CRISPR systems all work a little bit differently

How are CRISPR systems different from one another?

Vocabulary: Hairpin/stem-loop, nuclease, effector

Bacteria have evolved a wide variety of CRISPR systems to defend themselves. At its simplest, a CRISPR-Cas system is composed of a set of cas genes and a CRISPR array. Microbes can have different combinations of cas genes, and each unique set is defined as a different CRISPR system. The Cas proteins that make up the system are like a team, each with unique roles that work together to accomplish a goal. Imagine a sports league — everyone's playing the same game, but not every team is the same.

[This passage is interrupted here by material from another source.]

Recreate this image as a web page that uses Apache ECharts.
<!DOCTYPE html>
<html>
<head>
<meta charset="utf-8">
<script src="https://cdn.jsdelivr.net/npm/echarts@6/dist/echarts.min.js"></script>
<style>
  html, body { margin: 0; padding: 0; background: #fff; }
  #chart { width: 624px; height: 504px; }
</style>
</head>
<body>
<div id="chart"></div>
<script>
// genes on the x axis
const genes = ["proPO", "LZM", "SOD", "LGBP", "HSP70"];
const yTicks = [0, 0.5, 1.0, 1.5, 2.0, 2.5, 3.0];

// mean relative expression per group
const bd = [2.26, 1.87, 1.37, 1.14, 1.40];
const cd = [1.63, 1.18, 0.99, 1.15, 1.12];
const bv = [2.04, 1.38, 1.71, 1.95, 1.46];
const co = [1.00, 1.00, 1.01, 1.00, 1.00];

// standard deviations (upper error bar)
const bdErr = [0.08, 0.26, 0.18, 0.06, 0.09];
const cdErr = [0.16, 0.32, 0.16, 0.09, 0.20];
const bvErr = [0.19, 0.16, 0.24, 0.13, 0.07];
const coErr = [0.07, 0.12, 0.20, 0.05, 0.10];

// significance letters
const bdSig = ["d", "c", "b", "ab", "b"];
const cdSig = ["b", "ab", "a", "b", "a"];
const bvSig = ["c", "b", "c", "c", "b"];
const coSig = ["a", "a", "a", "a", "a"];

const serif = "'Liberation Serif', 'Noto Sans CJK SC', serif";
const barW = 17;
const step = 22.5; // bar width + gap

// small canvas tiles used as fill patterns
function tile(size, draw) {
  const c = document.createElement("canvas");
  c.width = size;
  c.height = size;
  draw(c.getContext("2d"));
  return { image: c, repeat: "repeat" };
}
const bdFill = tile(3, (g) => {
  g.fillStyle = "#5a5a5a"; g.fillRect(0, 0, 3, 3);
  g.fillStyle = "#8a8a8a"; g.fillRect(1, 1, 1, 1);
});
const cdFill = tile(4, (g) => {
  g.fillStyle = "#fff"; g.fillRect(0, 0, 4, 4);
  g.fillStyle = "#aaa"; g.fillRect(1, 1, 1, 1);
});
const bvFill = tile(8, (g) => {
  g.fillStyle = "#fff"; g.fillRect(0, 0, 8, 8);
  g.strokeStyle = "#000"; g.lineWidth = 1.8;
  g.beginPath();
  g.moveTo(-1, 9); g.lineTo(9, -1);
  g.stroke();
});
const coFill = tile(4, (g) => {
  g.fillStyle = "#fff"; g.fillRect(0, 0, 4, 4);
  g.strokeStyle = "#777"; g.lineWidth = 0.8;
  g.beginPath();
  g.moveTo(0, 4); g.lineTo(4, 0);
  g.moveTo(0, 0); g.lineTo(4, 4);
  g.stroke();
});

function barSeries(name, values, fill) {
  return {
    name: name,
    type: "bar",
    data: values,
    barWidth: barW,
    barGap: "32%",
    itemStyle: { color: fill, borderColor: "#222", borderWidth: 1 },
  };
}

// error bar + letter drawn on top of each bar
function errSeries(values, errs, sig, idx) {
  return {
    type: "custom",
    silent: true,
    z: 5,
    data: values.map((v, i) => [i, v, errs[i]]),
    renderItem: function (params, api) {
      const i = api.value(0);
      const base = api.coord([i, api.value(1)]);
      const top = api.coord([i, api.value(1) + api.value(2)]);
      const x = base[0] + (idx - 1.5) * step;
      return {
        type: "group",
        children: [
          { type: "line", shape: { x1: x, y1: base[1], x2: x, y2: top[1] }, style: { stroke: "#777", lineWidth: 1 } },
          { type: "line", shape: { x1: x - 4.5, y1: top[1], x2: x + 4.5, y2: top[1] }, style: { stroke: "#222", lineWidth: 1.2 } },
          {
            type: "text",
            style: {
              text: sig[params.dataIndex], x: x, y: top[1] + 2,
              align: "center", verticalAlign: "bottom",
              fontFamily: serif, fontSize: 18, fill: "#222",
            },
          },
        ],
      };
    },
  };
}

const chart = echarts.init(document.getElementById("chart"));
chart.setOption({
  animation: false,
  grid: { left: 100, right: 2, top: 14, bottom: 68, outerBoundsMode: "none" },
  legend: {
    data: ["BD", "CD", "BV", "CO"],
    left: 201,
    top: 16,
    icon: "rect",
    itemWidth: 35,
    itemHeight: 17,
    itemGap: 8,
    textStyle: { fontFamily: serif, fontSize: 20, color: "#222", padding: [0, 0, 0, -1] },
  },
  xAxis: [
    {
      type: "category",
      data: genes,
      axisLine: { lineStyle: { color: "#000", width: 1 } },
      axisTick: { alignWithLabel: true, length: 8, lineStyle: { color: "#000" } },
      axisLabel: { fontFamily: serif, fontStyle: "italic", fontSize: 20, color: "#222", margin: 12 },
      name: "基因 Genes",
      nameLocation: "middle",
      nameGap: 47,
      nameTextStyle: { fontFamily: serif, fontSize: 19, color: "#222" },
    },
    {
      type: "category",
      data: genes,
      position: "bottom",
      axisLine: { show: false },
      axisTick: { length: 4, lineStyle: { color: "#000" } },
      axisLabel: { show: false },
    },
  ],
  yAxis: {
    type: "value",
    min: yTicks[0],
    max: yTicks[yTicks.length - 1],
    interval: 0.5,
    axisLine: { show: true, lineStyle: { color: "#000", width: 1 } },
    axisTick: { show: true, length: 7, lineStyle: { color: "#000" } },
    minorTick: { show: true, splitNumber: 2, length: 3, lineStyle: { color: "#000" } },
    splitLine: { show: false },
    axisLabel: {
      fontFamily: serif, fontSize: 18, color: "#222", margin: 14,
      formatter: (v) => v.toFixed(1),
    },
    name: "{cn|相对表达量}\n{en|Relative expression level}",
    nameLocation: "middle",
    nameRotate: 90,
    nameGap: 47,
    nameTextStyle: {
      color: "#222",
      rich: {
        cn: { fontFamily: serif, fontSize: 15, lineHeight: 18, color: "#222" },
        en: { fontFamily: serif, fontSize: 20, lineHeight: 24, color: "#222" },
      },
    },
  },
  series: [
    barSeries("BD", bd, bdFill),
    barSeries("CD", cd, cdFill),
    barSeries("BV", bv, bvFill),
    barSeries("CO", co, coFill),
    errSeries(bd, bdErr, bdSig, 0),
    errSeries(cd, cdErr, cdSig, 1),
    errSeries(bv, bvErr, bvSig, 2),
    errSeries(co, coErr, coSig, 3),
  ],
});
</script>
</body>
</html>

All CRISPR systems contain the cas1 gene. cas1 encodes the Cas1 protein, which adds new spacers to the CRISPR arrays so bacteria can fend off new phages. A CRISPR array can have anywhere between one spacer and hundreds of spacers.

What varies between systems? For just about every aspect of CRISPR immunity, nature has come up with a few variations. Let’s consider each step of CRISPR immunity, one by one.

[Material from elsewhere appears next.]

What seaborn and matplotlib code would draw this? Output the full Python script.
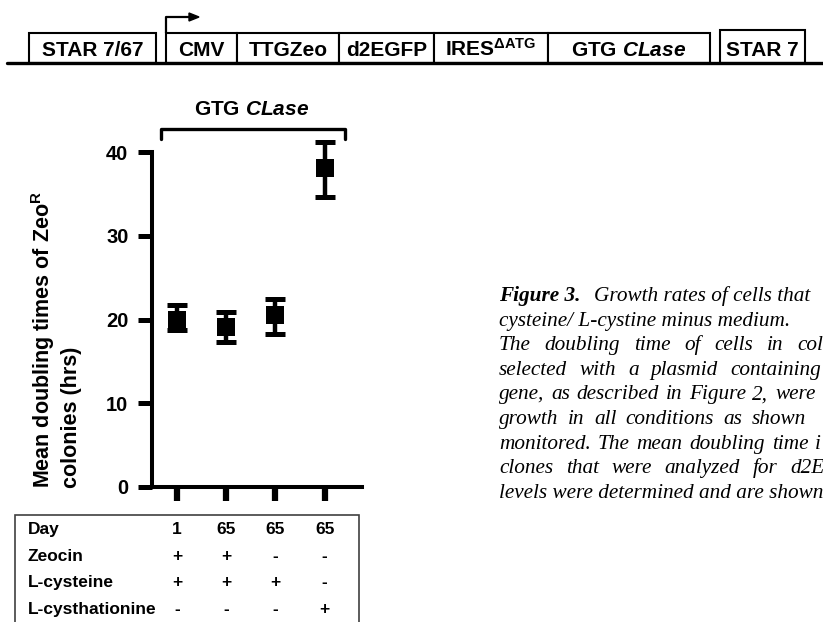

Differences in acquisition, CRISPR RNA biogenesis, and surveillance complexes

Acquisition - This step tends to be pretty similar across systems, but Cas1 and Cas2 get help from a variety of additional proteins that vary by system, including other Cas proteins and sometimes host proteins that aren't encoded next to the cas genes and play other roles in the cell.
crRNA biogenesis - Various Cas proteins cut pre-crRNAs into mature crRNAs. Sometimes there are dedicated Cas proteins for this job. Sometimes the same protein that accomplishes the interference step also processes its crRNA. Other times, unrelated bacterial proteins participate too. The make-up of the processed crRNA guides can vary between systems as well. crRNAs are typically a single strand of RNA that folds into a hairpin or stem-loop structure at one end. However, the presence, size, shape, and location of the hairpin within the RNA vary. Sometimes crRNAs also need additional RNAs to fully function. For example, the common CRISPR-Cas9 system uses both a crRNA and an additional piece of RNA called a tracrRNA.
Interference - This step features the most variation between systems and serves as the basis for their classification. CRISPR-Cas systems are divided into two main classes. Class 1 systems have a large, multi-protein surveillance complex that finds nucleic acid targets. Sometimes that complex cuts the target directly, and sometimes it activates a separate cutting protein, called a nuclease, or multiple separate nucleases, for destruction. Class 2 systems, on the other hand, use a single protein to find and cleave targets. Each of these classes is further divided into types and subtypes that vary based on which set of cas genes they use.
While we mostly discuss the DNA-targeting Cas9 system in CRISPRpedia, some Cas enzymes cleave RNA, and some systems destroy both DNA and RNA. Different systems usually recognize unique PAMs.

Perhaps the greatest variability comes from how CRISPR systems destroy nucleic acids. The Cas3 enzyme, found in type I systems, moves along target DNA, chopping it up like a lawn mower. Some surveillance complexes cut the same target in multiple places. Other CRISPR enzymes, like Cas9, cut just once. Finally, some CRISPR systems don’t limit cutting to their matching target but instead, once a target has been identified, begin cutting up any nearby pieces of DNA or RNA too.

As scientists continue studying CRISPR immunity and unearthing new systems, more and more variations are revealed.

CRISPR system variety lets bacteria fend off diverse threats

The number of CRISPR systems can be overwhelming and new ones are still being discovered. Why did so many variations evolve?

Different CRISPR-Cas systems allow bacteria to respond to different types of phages. For example, while most systems target DNA, some can cut RNA, and still others can cut both RNA and DNA. This comes in handy since some phages have RNA genomes, and even those with DNA genomes need to make RNA during the course of infection. Some Cas1–Cas2 complexes can even integrate RNA as new spacers.

Beyond responding to different phages, it can be helpful for bacteria to have multiple CRISPR systems as “back-up” in case one fails.